A DHS official on hand also wanted coverage for creating testing parameters on acceptable levels of contamination. “The Doctor for the State of Arizona does not want to tell the public that ingesting any amount of mold is safe for them.” Working to allay DHS concerns about language that protected the agency from stating acceptable levels of contamination, the ADA asked for regulatory guidelines to be built into the legislation.
Possibly the biggest sticking point for Fischer and the ADA appears to be their push to get Gowan to incorporate cannabis definitions language into his testing bill. In the wake of the Jones Decision four different bills this session have attempted to protect concentrates by redefining cannabis as marijuana and concentrates as approved under the AMMA. First filed, Rep Tony Rivero’s HB2149 seemed to have the momentum and strategy to solve the crisis. Though it also passed out of committee the same day as SB1494, HB2149 has languished in the House Rules Committee since then, along with dozens of other laws, while committee chair, Rep Anthony Kern, mulls over its details. Fearing the bill will die before clearing the Rules Committee, Fischer pushed Gowan to add concentrates protections to his apparently successful bill.
At that point, John Mendibles, a popular conservative speaker for the American Legion who supports medical marijuana, spoke up and explained that, working with AZ-NORML and HB2149 lobbyist Gibson McKay, their group had come up with language Kern approved of and the bill should start moving again this week. With no final agreements set in stone, the group adjourned after about 90 minutes to await Gowan’s answer to the ADA proposals.

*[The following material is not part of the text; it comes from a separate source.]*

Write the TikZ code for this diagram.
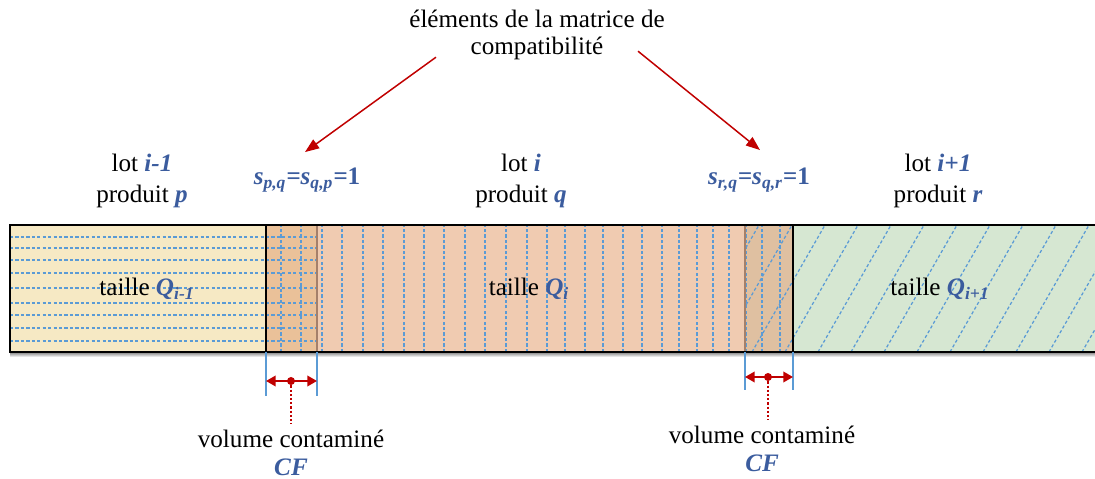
\documentclass[tikz,border=0pt]{standalone}
\usepackage{fontspec}
\setmainfont{Liberation Serif}
\usetikzlibrary{arrows.meta,positioning}

\definecolor{lotblue}{HTML}{3B5C9E}
\definecolor{hatch}{HTML}{5B9BD5}
\definecolor{darkred}{HTML}{C00000}
\definecolor{lotyellow}{HTML}{F6E9C4}
\definecolor{lotorange}{HTML}{F0CBB1}
\definecolor{lotgreen}{HTML}{D6E7D2}
\definecolor{mixleft}{HTML}{EAC199}
\definecolor{mixright}{HTML}{DFC0A1}
\definecolor{seam}{HTML}{A5806A}
\definecolor{shade}{HTML}{DCE5F1}

\newcommand{\hl}[1]{\textcolor{lotblue}{\bfseries\itshape #1}}

\begin{document}
\begin{tikzpicture}[
  x=0.02cm, y=0.02cm,
  font=\fontsize{14.3}{17.6}\selectfont,
  label/.style={align=center, inner sep=0pt},
  hatchline/.style={hatch, line width=0.7pt, dash pattern=on 1.8pt off 1.3pt},
  redarr/.style={-{Triangle[length=8pt,width=6pt]}, darkred, line width=0.85pt},
  cfarr/.style={{Triangle[length=5.5pt,width=6pt]}-{Triangle[length=5.5pt,width=6pt]}, darkred, line width=1.1pt},
  tick/.style={hatch, line width=0.8pt},
  lead/.style={darkred, line width=1.1pt, dash pattern=on 1.3pt off 1.1pt},
  dot/.style={circle, fill=darkred, inner sep=0pt, minimum size=0.16cm},
  edge/.style={line width=1.1pt}
]
\useasboundingbox (0,0) rectangle (1095,479);
% lots
\fill[shade] (10,122) rectangle (1100,127);
\fill[lotyellow] (10,127) rectangle (266,254);
\fill[mixleft] (266,127) rectangle (317,254);
\fill[lotorange] (317,127) rectangle (745,254);
\fill[mixright] (745,127) rectangle (793,254);
\fill[lotgreen] (793,127) rectangle (1100,254);
% hatching
\foreach \y in {242,231,219,206,191,176,164,151,138}
  \draw[hatchline] (10,\y) -- (317,\y);
\foreach \x in {281,301,322,342,363,383,404,424,444,465,485,506,527,547,565,585,603,623,642,662,679,697,713,729,746,762,780}
  \draw[hatchline] (\x,127) -- (\x,254);
\begin{scope}
  \clip (745,127) rectangle (1100,254);
  \foreach \b in {653,686,...,1100}
    \draw[hatchline] (\b,127) -- ++(73,127);
\end{scope}
% borders
\draw[seam, line width=0.9pt] (317,127) -- (317,254) (745,127) -- (745,254);
\draw[edge] (266,127) -- (266,254) (793,127) -- (793,254);
\draw[edge] (1100,254) -- (10,254) -- (10,127) -- (1100,127);

% labels
\node[label, font=\fontsize{14.3}{15.3}\selectfont] (title) at (537,444) {éléments de la matrice de\\compatibilité};
\node[label] (lotp) at (142,298) {lot \hl{i-1}\\produit \hl{p}};
\node[label] (lotq) at (521,298) {lot \hl{i}\\produit \hl{q}};
\node[label] (lotr) at (938,298) {lot \hl{i+1}\\produit \hl{r}};
\node[anchor=base, inner sep=0pt] (spq) at (307,294) {\hl{s\textsubscript{p,q}=s\textsubscript{q,p}=\upshape 1}};
\node[anchor=base, inner sep=0pt] (srq) at (759,294) {\hl{s\textsubscript{r,q}=s\textsubscript{q,r}=\upshape 1}};
\node[anchor=base, inner sep=0pt] (sizep) at (147,183) {taille \hl{Q\textsubscript{i-1}}};
\node[anchor=base, inner sep=0pt] (sizeq) at (529,183) {taille \hl{Q\textsubscript{i}}};
\node[anchor=base, inner sep=0pt] (sizer) at (940,183) {taille \hl{Q\textsubscript{i+1}}};

\draw[redarr] ([shift={(27,3)}]title.south west) -- ([shift={(-2,16)}]spq.north);
\draw[redarr] ([shift={(-27,9)}]title.south east) -- ([shift={(1,18)}]srq.north);

% contaminated volumes
\draw[tick] (266,127) -- (266,83) (317,127) -- (317,83);
\draw[cfarr] (266,98) -- (317,98);
\node[dot] (dotp) at (291,98) {};
\node[label, anchor=north, inner sep=3pt, font=\fontsize{14.3}{15.9}\selectfont] (volp) at (291,55) {volume contaminé\\\hl{CF}};
\draw[lead] (dotp) -- (volp);

\draw[tick] (745,127) -- (745,89) (793,127) -- (793,89);
\draw[cfarr] (745,102) -- (793,102);
\node[dot] (dotr) at (768,102) {};
\node[label, anchor=north, inner sep=3pt, font=\fontsize{14.3}{15.9}\selectfont] (volr) at (762,59) {volume contaminé\\\hl{CF}};
\draw[lead] (dotr) -- (volr.north -| dotr);
\end{tikzpicture}
\end{document}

This week should tell the tale. Currently not assigned to committee, SB1494 is expected to be sent to the friendlies at Rep Kevin Payne’s Public Safety Committee, the folks who passed Rivero’s HB2149 5-2. Payne’s co-chair in Public Safety, Rules Committee chair Kern is expected to move the logjammed HB2149 forward and any remaining ADA concerns are supposed to be handled through strikers and trailer bills. If all that happens before the week is out, 2019’s best hope for testing might still have a fighting chance.
Either way, keep watching, Arizona Cannabis Monthly will be there.